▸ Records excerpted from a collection

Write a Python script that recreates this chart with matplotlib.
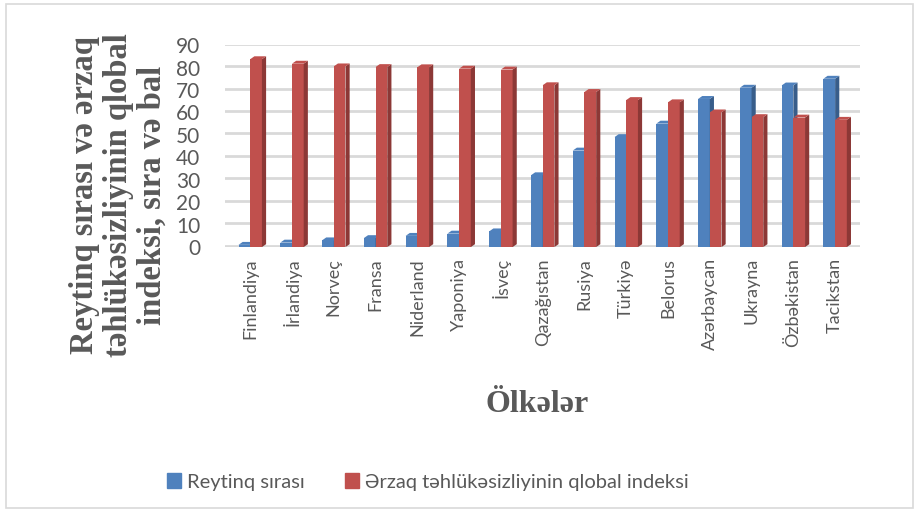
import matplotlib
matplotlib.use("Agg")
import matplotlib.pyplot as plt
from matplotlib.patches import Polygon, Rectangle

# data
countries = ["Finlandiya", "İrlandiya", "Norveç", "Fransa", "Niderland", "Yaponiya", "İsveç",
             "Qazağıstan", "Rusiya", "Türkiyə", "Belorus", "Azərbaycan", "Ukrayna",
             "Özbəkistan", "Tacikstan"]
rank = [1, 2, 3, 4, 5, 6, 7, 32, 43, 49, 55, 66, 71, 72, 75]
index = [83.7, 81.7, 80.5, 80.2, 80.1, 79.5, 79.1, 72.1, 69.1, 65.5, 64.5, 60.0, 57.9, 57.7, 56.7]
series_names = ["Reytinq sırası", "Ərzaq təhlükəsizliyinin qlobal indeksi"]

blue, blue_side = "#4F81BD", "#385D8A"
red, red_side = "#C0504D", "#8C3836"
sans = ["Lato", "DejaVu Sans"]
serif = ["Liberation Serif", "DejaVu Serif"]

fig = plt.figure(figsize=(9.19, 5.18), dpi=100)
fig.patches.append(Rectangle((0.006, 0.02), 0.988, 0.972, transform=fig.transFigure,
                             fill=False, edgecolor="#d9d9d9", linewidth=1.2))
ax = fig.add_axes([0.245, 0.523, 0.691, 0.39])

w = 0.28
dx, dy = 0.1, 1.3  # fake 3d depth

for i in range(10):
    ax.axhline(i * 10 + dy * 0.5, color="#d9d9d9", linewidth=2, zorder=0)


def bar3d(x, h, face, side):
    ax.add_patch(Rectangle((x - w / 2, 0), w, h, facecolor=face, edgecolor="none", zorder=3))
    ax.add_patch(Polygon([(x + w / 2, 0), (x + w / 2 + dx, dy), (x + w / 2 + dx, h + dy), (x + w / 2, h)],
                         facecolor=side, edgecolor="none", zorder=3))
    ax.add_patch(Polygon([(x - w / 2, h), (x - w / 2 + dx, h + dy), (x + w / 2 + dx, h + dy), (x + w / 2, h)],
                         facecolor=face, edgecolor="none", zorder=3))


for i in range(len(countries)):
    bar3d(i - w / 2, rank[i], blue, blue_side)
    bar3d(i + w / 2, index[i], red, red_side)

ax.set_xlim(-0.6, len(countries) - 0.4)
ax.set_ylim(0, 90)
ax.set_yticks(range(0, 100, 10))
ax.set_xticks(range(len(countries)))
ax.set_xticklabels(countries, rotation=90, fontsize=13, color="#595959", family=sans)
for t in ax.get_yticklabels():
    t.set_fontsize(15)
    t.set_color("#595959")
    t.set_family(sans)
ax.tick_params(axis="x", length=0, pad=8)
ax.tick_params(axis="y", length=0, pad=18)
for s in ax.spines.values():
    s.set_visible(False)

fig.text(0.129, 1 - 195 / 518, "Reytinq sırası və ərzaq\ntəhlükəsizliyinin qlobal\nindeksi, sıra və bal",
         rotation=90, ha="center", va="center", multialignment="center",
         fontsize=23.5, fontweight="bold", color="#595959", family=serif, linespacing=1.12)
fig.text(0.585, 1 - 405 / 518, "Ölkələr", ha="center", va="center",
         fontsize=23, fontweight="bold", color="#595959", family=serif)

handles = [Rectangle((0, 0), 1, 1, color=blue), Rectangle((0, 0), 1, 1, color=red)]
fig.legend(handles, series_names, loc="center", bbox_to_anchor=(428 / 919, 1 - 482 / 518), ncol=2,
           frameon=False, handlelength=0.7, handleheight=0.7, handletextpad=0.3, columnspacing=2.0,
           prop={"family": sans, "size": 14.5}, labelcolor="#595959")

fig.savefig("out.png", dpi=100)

---

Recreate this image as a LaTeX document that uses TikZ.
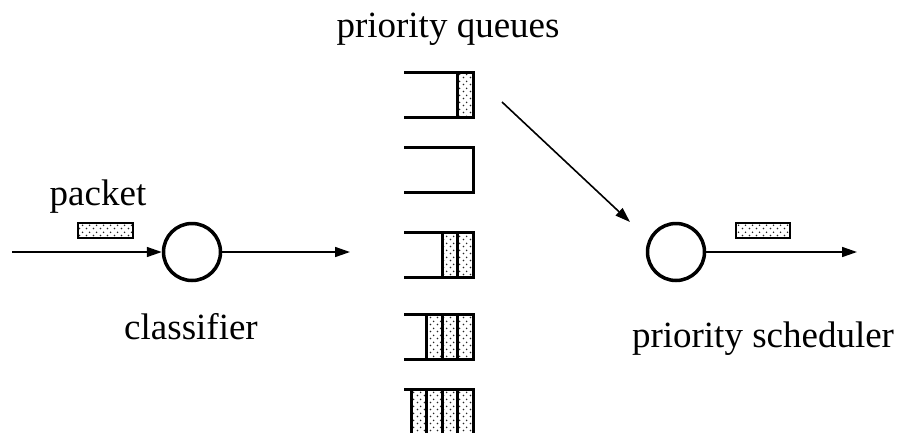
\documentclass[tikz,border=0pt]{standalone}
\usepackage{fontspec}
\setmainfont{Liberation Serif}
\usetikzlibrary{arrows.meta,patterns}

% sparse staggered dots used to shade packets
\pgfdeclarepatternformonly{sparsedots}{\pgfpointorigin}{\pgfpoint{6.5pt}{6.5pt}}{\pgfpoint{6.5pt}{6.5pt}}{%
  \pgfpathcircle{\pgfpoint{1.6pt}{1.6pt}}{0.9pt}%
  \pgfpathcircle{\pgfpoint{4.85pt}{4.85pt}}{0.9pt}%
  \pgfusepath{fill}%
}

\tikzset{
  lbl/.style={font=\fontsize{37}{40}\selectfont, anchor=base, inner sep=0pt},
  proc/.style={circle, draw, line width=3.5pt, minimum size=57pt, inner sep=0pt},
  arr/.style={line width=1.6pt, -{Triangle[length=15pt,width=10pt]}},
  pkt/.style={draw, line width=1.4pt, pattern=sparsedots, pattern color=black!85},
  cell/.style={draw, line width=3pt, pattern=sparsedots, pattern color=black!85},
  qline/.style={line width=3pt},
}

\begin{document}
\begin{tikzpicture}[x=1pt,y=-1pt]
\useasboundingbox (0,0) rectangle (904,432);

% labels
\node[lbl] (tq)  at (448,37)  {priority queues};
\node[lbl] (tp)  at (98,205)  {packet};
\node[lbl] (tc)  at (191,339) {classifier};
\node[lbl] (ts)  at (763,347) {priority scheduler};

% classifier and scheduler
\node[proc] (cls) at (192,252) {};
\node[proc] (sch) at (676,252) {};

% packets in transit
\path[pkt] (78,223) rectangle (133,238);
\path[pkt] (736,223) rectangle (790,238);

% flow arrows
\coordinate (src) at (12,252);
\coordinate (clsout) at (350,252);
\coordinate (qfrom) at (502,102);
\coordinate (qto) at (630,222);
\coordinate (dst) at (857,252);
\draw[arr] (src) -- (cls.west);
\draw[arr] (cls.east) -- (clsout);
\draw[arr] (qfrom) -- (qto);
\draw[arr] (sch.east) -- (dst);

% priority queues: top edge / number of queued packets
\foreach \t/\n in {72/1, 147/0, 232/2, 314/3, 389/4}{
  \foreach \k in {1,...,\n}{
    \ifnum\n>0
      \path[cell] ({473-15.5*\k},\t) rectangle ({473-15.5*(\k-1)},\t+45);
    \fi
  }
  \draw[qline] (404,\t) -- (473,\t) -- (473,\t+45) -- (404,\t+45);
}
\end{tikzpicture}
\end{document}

▸ What needs to be done
Keep to the stretch from the line containing "Write a Python" through the line containing "from matplotlib.patches import", both ends included, and copy it exactly from the listing above, minus the pictures.

▸ Finished task
Write a Python script that recreates this chart with matplotlib.
import matplotlib
matplotlib.use("Agg")
import matplotlib.pyplot as plt
from matplotlib.patches import Polygon, Rectangle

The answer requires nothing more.